Öncelikle; ABD siyasetinde sosyalizm düşmanlığı belirleyicidir. Emperyalizm sosyalizmi, yok etmek üzere, bütün araçlarla kuşatmalıdır. Dünya emekçilerinin bilinçlenmesini istemez. Alternatif oluşmasına izin vermez. ABD’nin Küba düşmanlığı karakteri gereğidir.
Obama bile, Küba’ya yönelik ablukayı hafifletme kararını aldığında, Küba demokrasisiyle ilgili saçma sapan laflar söylemekten, Küba’yı insan haklarına saygılı olmaya davet etmekten geri durmuyordu.
Diğer bir neden, ABD ile nüfus, yüz ölçümü, ekonomik kapasite bakımından kıyaslanamayacak derecede küçük olan Küba’nın, hemen her konuda büyük başarılar sergiliyor oluşudur. Sağlık, eğitim, çevre, sürdürülebilir kalkınma, insan hakları…. Bu alanların tamamında Küba ABD’den çok çok açık ara öndedir ve tüm dünyaya örnek oluşturur.

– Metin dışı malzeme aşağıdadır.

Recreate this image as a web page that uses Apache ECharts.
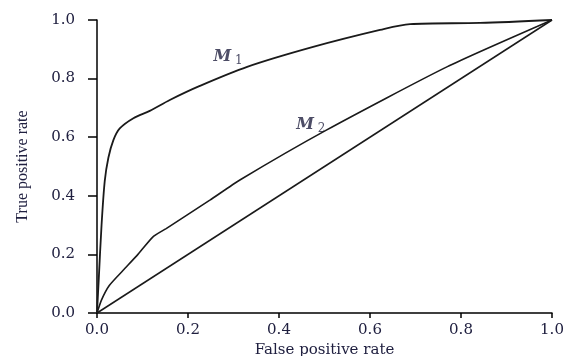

Bir de daha devrimin beşinci ayında (Mayıs 1959) Küba hükümetinin Amerikan şirketlerinin elindeki latifundiyaları ve şeker fabrikalarını millileştirme kararı var tabi ki. Canları çok yanmıştı.
Kısacası ABD insana düşman olduğu için sosyalizme ve Küba’ya düşmandır.

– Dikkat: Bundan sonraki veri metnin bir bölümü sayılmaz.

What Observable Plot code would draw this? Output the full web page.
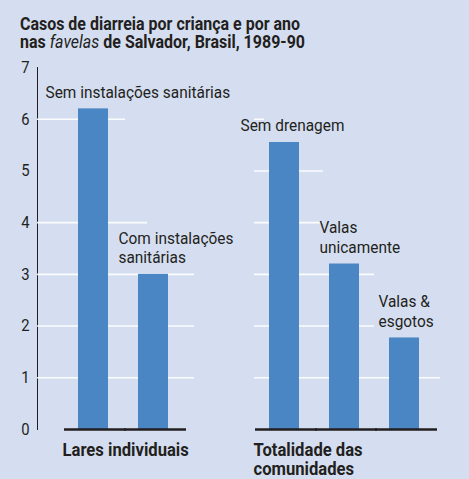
<!DOCTYPE html>
<html>
<head>
<meta charset="utf-8">
<script src="https://cdn.jsdelivr.net/npm/d3@7"></script>
<script src="https://cdn.jsdelivr.net/npm/@observablehq/plot@0.6"></script>
<style>
  html, body { margin: 0; padding: 0; background: #d5def0; }
  #chart {
    position: relative; width: 469px; height: 479px; overflow: hidden;
    background: #d5def0; color: #231f20;
    font-family: Roboto, "Liberation Sans", sans-serif;
  }
  #title { position: absolute; left: 0; top: 0; }
  #left { position: absolute; left: 0; top: 50px; }
  #right { position: absolute; left: 222px; top: 50px; }
</style>
</head>
<body>
<div id="chart">
  <svg id="title" width="469" height="52" font-family="Roboto, 'Liberation Sans', sans-serif" font-size="18.5" font-weight="bold" fill="#231f20">
    <text x="20" y="30" textLength="280" lengthAdjust="spacingAndGlyphs">Casos de diarreia por criança e por ano</text>
    <text x="20" y="48" textLength="285" lengthAdjust="spacingAndGlyphs">nas <tspan font-style="italic" font-weight="normal">favelas</tspan> de Salvador, Brasil, 1989-90</text>
  </svg>
  <div id="left"></div>
  <div id="right"></div>
</div>
<script>
// ---- data ----
const groups = ["Lares individuais", "Totalidade das\ncomunidades"];
const categories = ["Sem instalações sanitárias", "Com instalações sanitárias", "Sem drenagem", "Valas unicamente", "Valas & esgotos"];
const barLabels = ["Sem instalações sanitárias", "Com instalações\nsanitárias", "Sem drenagem", "Valas\nunicamente", "Valas &\nesgotos"];
const groupIndex = [0, 0, 1, 1, 1];
const cases = [6.2, 3.0, 5.55, 3.2, 1.77];
const yTicks = [0, 1, 2, 3, 4, 5, 6, 7];

// ---- build table ----
const rows = categories.map((c, i) => ({category: c, label: barLabels[i], group: groups[groupIndex[i]], value: cases[i], idx: i}));

const BG = "#d5def0", BAR = "#4a85c4", INK = "#231f20";
const FONT = 'Roboto, "Liberation Sans", sans-serif';

// label placement relative to bar centre (layout, not data)
const labelDx = [-48, -35, -44, -25, -26];
// background boxes behind the labels that interrupt the grid lines (layout)
const maskSpec = [
  {inset: 47, lo: -0.7, hi: 0.3},
  {inset: 9, lo: 0.5, hi: 1.5},
  {inset: -5, lo: 0.0, hi: 1.0},
  {inset: -6, lo: 0.1, hi: 2.1},
  {inset: -15, lo: 0.05, hi: 1.6}
];

function panel(gi, opts) {
  const data = rows.filter(r => groupIndex[r.idx] === gi);
  const cats = data.map(d => d.category);
  const gridLevels = yTicks.filter(v => v > 0 && v < 7 && !(gi === 0 && v === 5));
  const marks = [
    Plot.ruleY(gridLevels, {stroke: "white", strokeWidth: 1.6, strokeOpacity: 0.9}),
    ...data.map(d => Plot.barY([d], {
      x: "category", y1: r => r.value + maskSpec[r.idx].lo, y2: r => r.value + maskSpec[r.idx].hi,
      fill: BG, insetLeft: maskSpec[d.idx].inset, insetRight: -300
    })),
    Plot.barY(data, {x: "category", y: "value", fill: BAR}),
    Plot.tickY(data, {x: "category", y: 0, stroke: INK, strokeWidth: 2.6, insetLeft: -14, insetRight: -18}),
    ...data.map(d => Plot.text([d], {
      x: "category", y: "value", text: "label", textAnchor: "start", lineAnchor: "bottom",
      dx: labelDx[d.idx], dy: -11, fontSize: 16.5, lineHeight: 1.2, fill: INK
    })),
    Plot.text([data[0]], {
      x: "category", y: 0, text: "group", textAnchor: "start", lineAnchor: "top",
      dx: -31, dy: 13.5, fontSize: 18.5, fontWeight: "bold", lineHeight: 1.0, fill: INK
    })
  ];
  const svg = Plot.plot({
    width: opts.width, height: 429,
    marginLeft: opts.marginLeft, marginRight: opts.marginRight, marginTop: 17, marginBottom: 50,
    style: {background: "transparent", fontFamily: FONT, fontSize: "16.5px", color: INK, overflow: "visible"},
    x: {domain: cats, range: opts.xRange, paddingInner: 0.5, paddingOuter: 0, axis: null},
    y: opts.yAxis
      ? {domain: [0, 7], ticks: yTicks, tickSize: 0, tickPadding: 8, line: true, label: null, tickFormat: d3.format("d")}
      : {domain: [0, 7], axis: null},
    marks
  });
  // condensed look: narrow the label glyphs horizontally around their anchor
  svg.querySelectorAll('g[aria-label="text"]').forEach(g => {
    const s = g.getAttribute("font-weight") === "bold" ? 0.9 : 0.935;
    g.querySelectorAll("text").forEach(t => {
      t.setAttribute("transform", (t.getAttribute("transform") || "") + ` scale(${s},1)`);
    });
  });
  svg.querySelectorAll('g[aria-label="y-axis tick label"] text').forEach(t => {
    t.setAttribute("transform", (t.getAttribute("transform") || "") + " scale(0.9,1)");
  });
  return svg;
}

document.getElementById("left").append(panel(0, {width: 222, marginLeft: 37, marginRight: 28, xRange: [77, 168], yAxis: true}));
document.getElementById("right").append(panel(1, {width: 247, marginLeft: 32, marginRight: 29, xRange: [46, 197], yAxis: false}));
</script>
</body>
</html>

Trump’ın ablukanın yeniden sıkılaştırılması yönünde aldığı karar Küba’yı zor duruma sokabilir şüphesiz.
Ancak bu yeni durum Küba’yı ve sosyalizmi dünya halkları gözünde meşrulaştırmaktan ve ABD’nin zaten çok kötü olan sicilini daha da karartmaktan başka bir işe yaramaz.
*****
Küba başarır. Sosyalizm başarır.
Bu boş bir laf ve hamaset değildir. Zira Küba bunu defalarca kanıtladı.
Ama “Küba başarır” demek, aynı zamanda dünyanın her yerinde sosyalizm mücadelesini yükseltmeye söz vermek demektir.
Küba şimdi yeniden bütün komünistleri sorumluluğa çağırıyor.